Having had the first decent nights sleep in weeks, undisturbed by the incessant wailing of car alarms triggered by the heavy thud of a falling leaf. A sleep punctuated only by pleasant dreams, about killing evil scar-faced men with foreign accents, then servicing beautiful women, whose scanty clothes fall off at the merest hint of a corny one-liner. Dreams probably brought on by a late night of viewing Bond.
I woke into that bemused semi-conscious state that only hung-over students can really enjoy, happy in the knowledge that a hard days studenting lay ahead and would start at the crack of midday with a well earned skive at their local pub.

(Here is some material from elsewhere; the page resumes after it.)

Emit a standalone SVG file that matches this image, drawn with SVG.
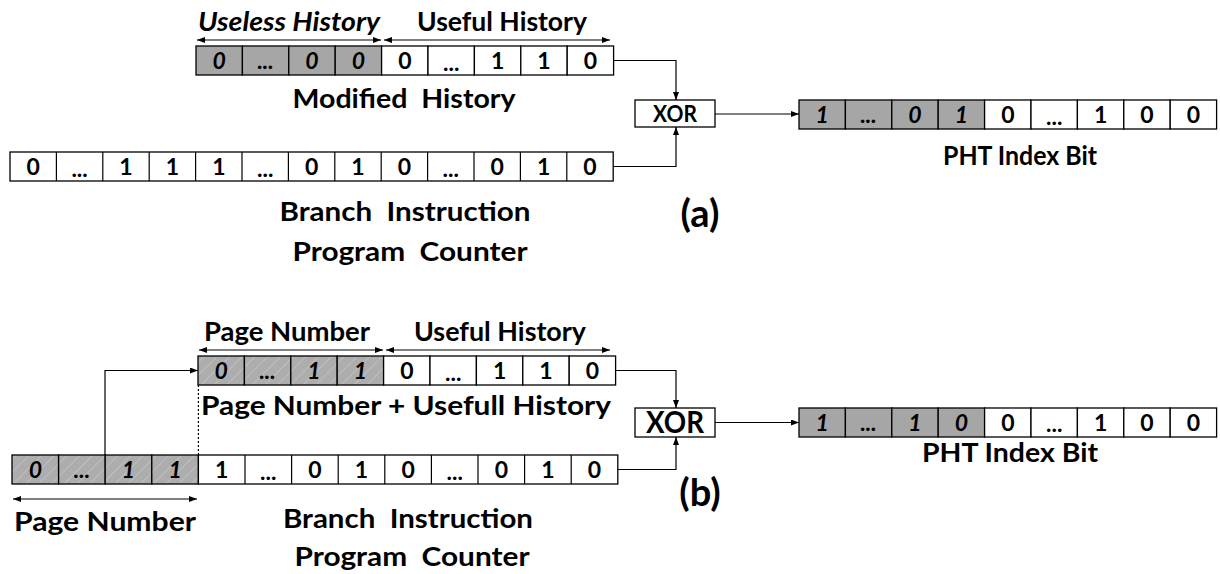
<svg xmlns="http://www.w3.org/2000/svg" width="1220" height="574" viewBox="0 0 1220 574">
<style>
text{font-family:Lato,"Liberation Sans",sans-serif;font-weight:700;fill:#000;text-anchor:middle}
.c{fill:#fff;stroke:#000;stroke-width:1.3}
.g{fill:#a6a6a6;stroke:#000;stroke-width:1.3}
.h{fill:url(#hatch);stroke:#000;stroke-width:1.3}
.d{font-size:23px}
.i{font-size:23px;font-style:italic}
.lbl{font-size:27px}
.big{font-size:38px}
.ln{fill:none;stroke:#000;stroke-width:1.2}
</style>
<defs>
<marker id="ah" markerUnits="userSpaceOnUse" markerWidth="8" markerHeight="6" refX="8" refY="3" orient="auto-start-reverse"><path d="M0,0 L8,3 L0,6 z" fill="#000"/></marker>
<pattern id="hatch" patternUnits="userSpaceOnUse" width="9" height="9" patternTransform="rotate(45)"><rect width="9" height="9" fill="#adadad"/><line x1="0" y1="0" x2="0" y2="9" stroke="#c6c6c6" stroke-width="1.5"/></pattern>
</defs>

<g id="labels-a">
<text x="289" y="31" class="lbl" font-style="italic" textLength="182" lengthAdjust="spacingAndGlyphs">Useless History</text>
<text x="502" y="31" class="lbl" textLength="170" lengthAdjust="spacingAndGlyphs">Useful History</text>
<text x="404" y="108" class="lbl" textLength="223" lengthAdjust="spacingAndGlyphs" xml:space="preserve">Modified  History</text>
<text x="1020" y="165" class="lbl" textLength="154" lengthAdjust="spacingAndGlyphs">PHT Index Bit</text>
<text x="405" y="221" class="lbl" textLength="251" lengthAdjust="spacingAndGlyphs" xml:space="preserve">Branch  Instruction</text>
<text x="410" y="261" class="lbl" textLength="235" lengthAdjust="spacingAndGlyphs" xml:space="preserve">Program  Counter</text>
<text x="700" y="227" class="big">(a)</text>
</g>

<g id="modified-history">
<rect class="g" x="196" y="46" width="46.4" height="29"/><rect class="g" x="242.4" y="46" width="46.4" height="29"/><rect class="g" x="288.8" y="46" width="46.4" height="29"/><rect class="g" x="335.2" y="46" width="46.4" height="29"/>
<rect class="c" x="381.6" y="46" width="46.4" height="29"/><rect class="c" x="428" y="46" width="46.4" height="29"/><rect class="c" x="474.4" y="46" width="46.4" height="29"/><rect class="c" x="520.8" y="46" width="46.4" height="29"/><rect class="c" x="567.2" y="46" width="46.4" height="29"/>
<text class="i" x="219.2" y="68.5">0</text><text class="i" x="265.6" y="68.5">...</text><text class="i" x="312" y="68.5">0</text><text class="i" x="358.4" y="68.5">0</text>
<text class="d" x="404.8" y="68.5">0</text><text class="d" x="451.2" y="71">...</text><text class="d" x="497.6" y="68.5">1</text><text class="d" x="544" y="68.5">1</text><text class="d" x="590.4" y="68.5">0</text>
</g>

<g id="pc-a">
<rect class="c" x="10" y="152" width="603.2" height="29"/>
<path class="ln" d="M56.4,152V181M102.8,152V181M149.2,152V181M195.6,152V181M242,152V181M288.4,152V181M334.8,152V181M381.2,152V181M427.6,152V181M474,152V181M520.4,152V181M566.8,152V181"/>
<text class="d" x="33.2" y="174.5">0</text><text class="d" x="79.6" y="177">...</text><text class="d" x="126" y="174.5">1</text><text class="d" x="172.4" y="174.5">1</text><text class="d" x="218.8" y="174.5">1</text><text class="d" x="265.2" y="177">...</text><text class="d" x="311.6" y="174.5">0</text><text class="d" x="358" y="174.5">1</text><text class="d" x="404.4" y="174.5">0</text><text class="d" x="450.8" y="177">...</text><text class="d" x="497.2" y="174.5">0</text><text class="d" x="543.6" y="174.5">1</text><text class="d" x="590" y="174.5">0</text>
</g>

<g id="xor-a">
<rect class="c" x="635" y="100" width="80" height="27"/>
<text x="675" y="122" font-size="23" textLength="44" lengthAdjust="spacingAndGlyphs">XOR</text>
</g>

<g id="pht-a">
<rect class="g" x="799" y="100" width="46.4" height="29"/><rect class="g" x="845.4" y="100" width="46.4" height="29"/><rect class="g" x="891.8" y="100" width="46.4" height="29"/><rect class="g" x="938.2" y="100" width="46.4" height="29"/>
<rect class="c" x="984.6" y="100" width="46.4" height="29"/><rect class="c" x="1031" y="100" width="46.4" height="29"/><rect class="c" x="1077.4" y="100" width="46.4" height="29"/><rect class="c" x="1123.8" y="100" width="46.4" height="29"/><rect class="c" x="1170.2" y="100" width="46.4" height="29"/>
<text class="i" x="822.2" y="122.5">1</text><text class="i" x="868.6" y="122.5">...</text><text class="i" x="915" y="122.5">0</text><text class="i" x="961.4" y="122.5">1</text>
<text class="d" x="1007.8" y="122.5">0</text><text class="d" x="1054.2" y="125">...</text><text class="d" x="1100.6" y="122.5">1</text><text class="d" x="1147" y="122.5">0</text><text class="d" x="1193.4" y="122.5">0</text>
</g>

<g id="labels-b">
<text x="287" y="341" class="lbl" textLength="166" lengthAdjust="spacingAndGlyphs">Page Number</text>
<text x="500" y="341" class="lbl" textLength="172" lengthAdjust="spacingAndGlyphs">Useful History</text>
<text x="406" y="415" class="lbl" textLength="410" lengthAdjust="spacingAndGlyphs">Page Number + Usefull History</text>
<text x="1010" y="462" class="lbl" textLength="176" lengthAdjust="spacingAndGlyphs">PHT Index Bit</text>
<text x="105" y="531" class="lbl" textLength="182" lengthAdjust="spacingAndGlyphs">Page Number</text>
<text x="408" y="528" class="lbl" textLength="250" lengthAdjust="spacingAndGlyphs" xml:space="preserve">Branch  Instruction</text>
<text x="412" y="566" class="lbl" textLength="235" lengthAdjust="spacingAndGlyphs" xml:space="preserve">Program  Counter</text>
<text x="700" y="506" class="big">(b)</text>
</g>

<g id="page-useful-history">
<rect class="h" x="198" y="356" width="46.4" height="29"/><rect class="h" x="244.4" y="356" width="46.4" height="29"/><rect class="h" x="290.8" y="356" width="46.4" height="29"/><rect class="h" x="337.2" y="356" width="46.4" height="29"/>
<rect class="c" x="383.6" y="356" width="46.4" height="29"/><rect class="c" x="430" y="356" width="46.4" height="29"/><rect class="c" x="476.4" y="356" width="46.4" height="29"/><rect class="c" x="522.8" y="356" width="46.4" height="29"/><rect class="c" x="569.2" y="356" width="46.4" height="29"/>
<text class="i" x="221.2" y="378.5">0</text><text class="i" x="267.6" y="378.5">...</text><text class="i" x="314" y="378.5">1</text><text class="i" x="360.4" y="378.5">1</text>
<text class="d" x="406.8" y="378.5">0</text><text class="d" x="453.2" y="381">...</text><text class="d" x="499.6" y="378.5">1</text><text class="d" x="546" y="378.5">1</text><text class="d" x="592.4" y="378.5">0</text>
</g>

<g id="pc-b">
<rect class="h" x="12" y="455" width="46.6" height="29"/><rect class="h" x="58.6" y="455" width="46.6" height="29"/><rect class="h" x="105.2" y="455" width="46.6" height="29"/><rect class="h" x="151.8" y="455" width="46.6" height="29"/>
<rect class="c" x="198.4" y="455" width="419.4" height="29"/>
<path class="ln" d="M245,455V484M291.6,455V484M338.2,455V484M384.8,455V484M431.4,455V484M478,455V484M524.6,455V484M571.2,455V484"/>
<text class="i" x="35.3" y="477.5">0</text><text class="i" x="81.9" y="477.5">...</text><text class="i" x="128.5" y="477.5">1</text><text class="i" x="175.1" y="477.5">1</text>
<text class="d" x="221.7" y="477.5">1</text><text class="d" x="268.3" y="480">...</text><text class="d" x="314.9" y="477.5">0</text><text class="d" x="361.5" y="477.5">1</text><text class="d" x="408.1" y="477.5">0</text><text class="d" x="454.7" y="480">...</text><text class="d" x="501.3" y="477.5">0</text><text class="d" x="547.9" y="477.5">1</text><text class="d" x="594.5" y="477.5">0</text>
</g>

<g id="xor-b">
<rect class="c" x="635" y="408" width="80" height="29"/>
<text x="675" y="433" font-size="31" textLength="58" lengthAdjust="spacingAndGlyphs">XOR</text>
</g>

<g id="pht-b">
<rect class="g" x="799" y="408" width="46.4" height="29"/><rect class="g" x="845.4" y="408" width="46.4" height="29"/><rect class="g" x="891.8" y="408" width="46.4" height="29"/><rect class="g" x="938.2" y="408" width="46.4" height="29"/>
<rect class="c" x="984.6" y="408" width="46.4" height="29"/><rect class="c" x="1031" y="408" width="46.4" height="29"/><rect class="c" x="1077.4" y="408" width="46.4" height="29"/><rect class="c" x="1123.8" y="408" width="46.4" height="29"/><rect class="c" x="1170.2" y="408" width="46.4" height="29"/>
<text class="i" x="822.2" y="430.5">1</text><text class="i" x="868.6" y="430.5">...</text><text class="i" x="915" y="430.5">1</text><text class="i" x="961.4" y="430.5">0</text>
<text class="d" x="1007.8" y="430.5">0</text><text class="d" x="1054.2" y="432">...</text><text class="d" x="1100.6" y="430.5">1</text><text class="d" x="1147" y="430.5">0</text><text class="d" x="1193.4" y="430.5">0</text>
</g>

<g id="connectors">
<line class="ln" x1="197" y1="40" x2="381" y2="40" marker-start="url(#ah)" marker-end="url(#ah)"/>
<line class="ln" x1="384" y1="40" x2="610" y2="40" marker-start="url(#ah)" marker-end="url(#ah)"/>
<path class="ln" d="M613.6,60.5H676V100" marker-end="url(#ah)"/>
<path class="ln" d="M613.2,166.5H676V127" marker-end="url(#ah)"/>
<path class="ln" d="M715,114H799" marker-end="url(#ah)"/>
<line class="ln" x1="199" y1="350" x2="383" y2="350" marker-start="url(#ah)" marker-end="url(#ah)"/>
<line class="ln" x1="386" y1="350" x2="610" y2="350" marker-start="url(#ah)" marker-end="url(#ah)"/>
<path class="ln" d="M615.6,370.5H676V408" marker-end="url(#ah)"/>
<path class="ln" d="M617.8,469.5H676V437" marker-end="url(#ah)"/>
<path class="ln" d="M715,422.5H799" marker-end="url(#ah)"/>
<path class="ln" d="M105,455V370.5H198" marker-end="url(#ah)"/>
<path class="ln" d="M198.4,385V455" stroke-dasharray="2,2"/>
<line class="ln" x1="13" y1="499" x2="197" y2="499" marker-start="url(#ah)" marker-end="url(#ah)"/>
</g>
</svg>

It’s going to be a good day!
As I lay there, I blinked the sleep from my eyes and let the world resolve into focus. As it did I was startled to find a knobbly swirl of peanut butter lazing on the pillow next to me?!? Rigidly I lay staring into its nutty eyes and puzzled over this conundrum??? Maybe the Other Half had put it there in case she woke with a ravenous hunger I pondered. Then realising her nut allergy made this highly unlikely, I continued to hold its squidgy stare as it sat quietly smoking.
It’s a dream I decided. One of those bizarre ones brought on by late night consumption of cheese?! Any minute now it would wave and tell me something ominous. “You are going to die a horrible painful death when a stack of Sun-Pats finest collapses on you later” it totally failed to say.
Now puzzled by my newfound creamy companions lack of conversation, a surreal twist in a surreal dream, I prepared to poke it in the time-honoured tradition of the curious.
Index finger, licked, poised millimetres from the steaming sandwich filling. The ‘I am awake’ neurons of my brain fired and in turn woke other sleeping groups of grey matter. For as my finger edged forward, their warning cries could be heard.
“Why would it not be on a plate?”
“What idiot would put it on a pillow!”
“Since when did peanut butter steam?”
And just as my finger pierced the surface, the final warning
“IT’S A RICHARD YOU FOOL! “
And like an anvil falling onto a cartoon coyote the penny dropped as the steamy warmth enveloped my pinky
F**K!N’ CAT!! ….SH!T!!! literally
The day went down hill from there….. BU**ER!
The cat now has a cork, still in its bottle, nailed up its @rse & her fate is dependent on the outcome of talks with the local Chinese restaurant!
The pillow and case have been sterilized using fire
My finger still smells even after scrubbing with bleach.
The whereabouts of the turd is unknown. You have been warned!